Не могу вспомнить, когда и где я впервые услышал про брадобритие при Петре I. Но могу сказать совершенно точно, что описание этой истории в учебнике, который я изучал, будучи учеником 10‐го класса (см. фрагмент 3), меня нисколько не удивило: история тогда казалась хорошо и давно знакомой, а главное, очень понятной. Автором главы о XVIII в. этого учебника, выдержавшего не менее 18 переизданий[840], является известный историк Виктор Иванович Буганов (1928–1996). Главу открывает параграф «Начало славных дел Петра», в котором между прочим в подробностях описывается яркая сцена брадобрития в Преображенском, после чего сразу следует характеристика указа о бородовой пошлине, но без уточнения его даты. Сейчас я понимаю, что В. И. Буганов вслед за многими своими предшественниками предполагал, что цитируемый им указ не был первым. Но, если обозначить дату этого самого раннего дошедшего до нас указа о брадобритии (то есть 16 января 1705 г.), большой хронологический разрыв между ним и сценой в Преображенском 26 августа 1698 г. вызовет недоумение читателей. Сделать же соответствующие пояснения в учебнике не представлялось возможным. Так эти два события (встреча царя и бояр в Преображенском и указ о брадобритии) оказывались «сцементированы» друг с другом. Но этот простой риторический ход, обусловленный спецификой жанра учебной литературы и низким уровнем разработки данной темы, существенно влияет на восприятие этих событий школьником. При чтении данного текста в голове читателя (во всяком случае, моей) формируется уверенность в том, что введение брадобрития при Петре произошло одномоментно, за счет резких насильственных мер, при однозначном негативном отношении к этой инициативе большинства населения. В. И. Буганов отметил, что Петр действовал «в обычной своей манере» – «решительно и деспотически грубо рвал со стариной в быту». Так, подсвечивая лишь один эпизод, автор выявляет характерные черты сложной, переломной эпохи.

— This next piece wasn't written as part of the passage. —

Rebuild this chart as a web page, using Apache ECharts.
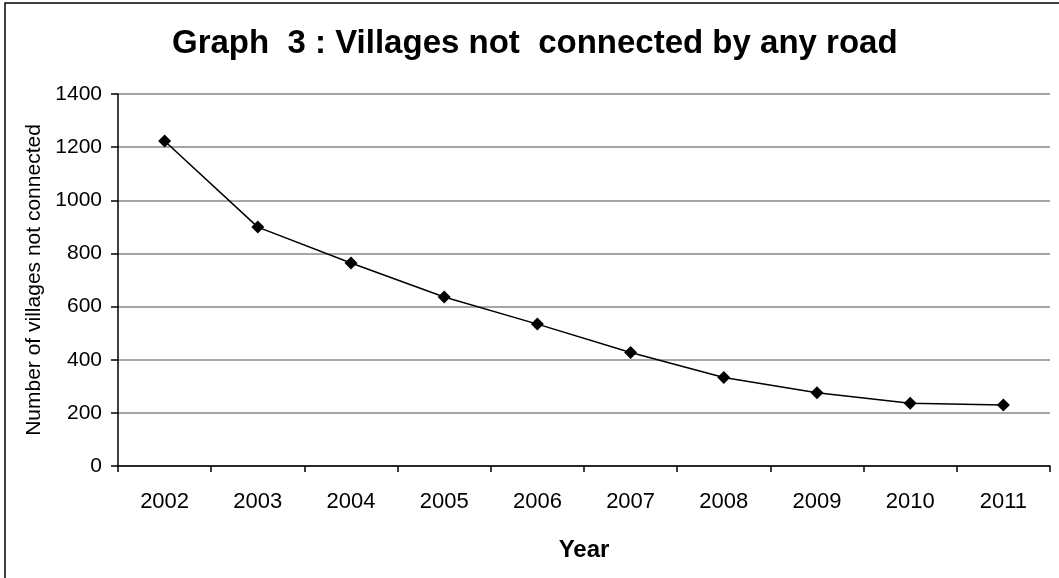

С монографией «Из церковной истории Петра Великого» 2004 г. (см. фрагмент 2) известного российского филолога Виктора Марковича Живова (1945–2013) я впервые столкнулся, когда оканчивал обучение в университете и уже понимал, что буду заниматься изучением российского XVIII столетия. В этом высококлассном научном исследовании В. М. Живов отталкивается от предположения, что сложившаяся в историографии картина церковной политики первого российского императора, которая строится на противопоставлении «реформаторских усилий Петра и пассивного сопротивления различных социальных групп, приверженных прошлому, но не обнаруживающих никакой собственной инициативы», является «слишком однозначной и в своей однозначности несколько тенденциозной». Обнаруженные Виктором Марковичем документы заставили его предположить, что, «во-первых, сопротивление [церковной политике Петра] не было пассивным, а во-вторых, что оно не было униформным, развивающим некую единую традицию „старой культуры“»[841]. Сформулировав свою новаторскую гипотезу, автор в начале книги прослеживает истоки того «культурно-политического противостояния, с которым имел дело Петр». Но, дойдя до известной сцены 26 августа 1698 г., В. М. Живов применяет тот же самый паттерн, который был создан еще во второй половине XIX в. (см. п. 2 в этой книге), а с тех пор успешно используется в самых разных дискурсах, вплоть до современных школьных учебников: петровский указ о брадобритии рассматривается сразу после сцены в Преображенском и как будто срастается с ним. Хотя эта царская инициатива резко диссонирует с настроением большинства российских подданных, все же настойчивость Петра быстро приводит к «положительным» результатам. В. М. Живов драматизирует совершенную царем бытовую революцию, рисуя чувства воображаемого служилого человека, вынужденного бриться по указу государя, постоянно вспоминая о той вечной каре, которая, согласно недавним внушениям Церкви, должна настигнуть каждого нарушителя заповеди брадоношения[842].
Авторство книги, из которой извлечен фрагмент 1, принадлежит известным специалистам по общественным наукам: социологу Вадиму Валерьевичу Волкову и политологу Олегу Валерьевичу Хархордину. С этой книгой, призванной познакомить студентов факультетов социальных и политических наук с различными концепциями, группирующимися вокруг так называемого «прагматического поворота в социальных науках», я познакомился, когда проходил обучение в аспирантуре и работал над кандидатской диссертацией. В ней авторы объясняют сложные идеи, нередко прибегая к доступным и всем хорошо понятным примерам. Например, О. В. Хархордин, размышляя о феномене повседневных практик, отмечает, что их изменение – «дело чаще всего непосильное для отдельного человека». При этом оговаривается, что, конечно, есть некоторые уникальные исключения, например Петр I с его брадобритием и насаждаемой западноевропейской одеждой.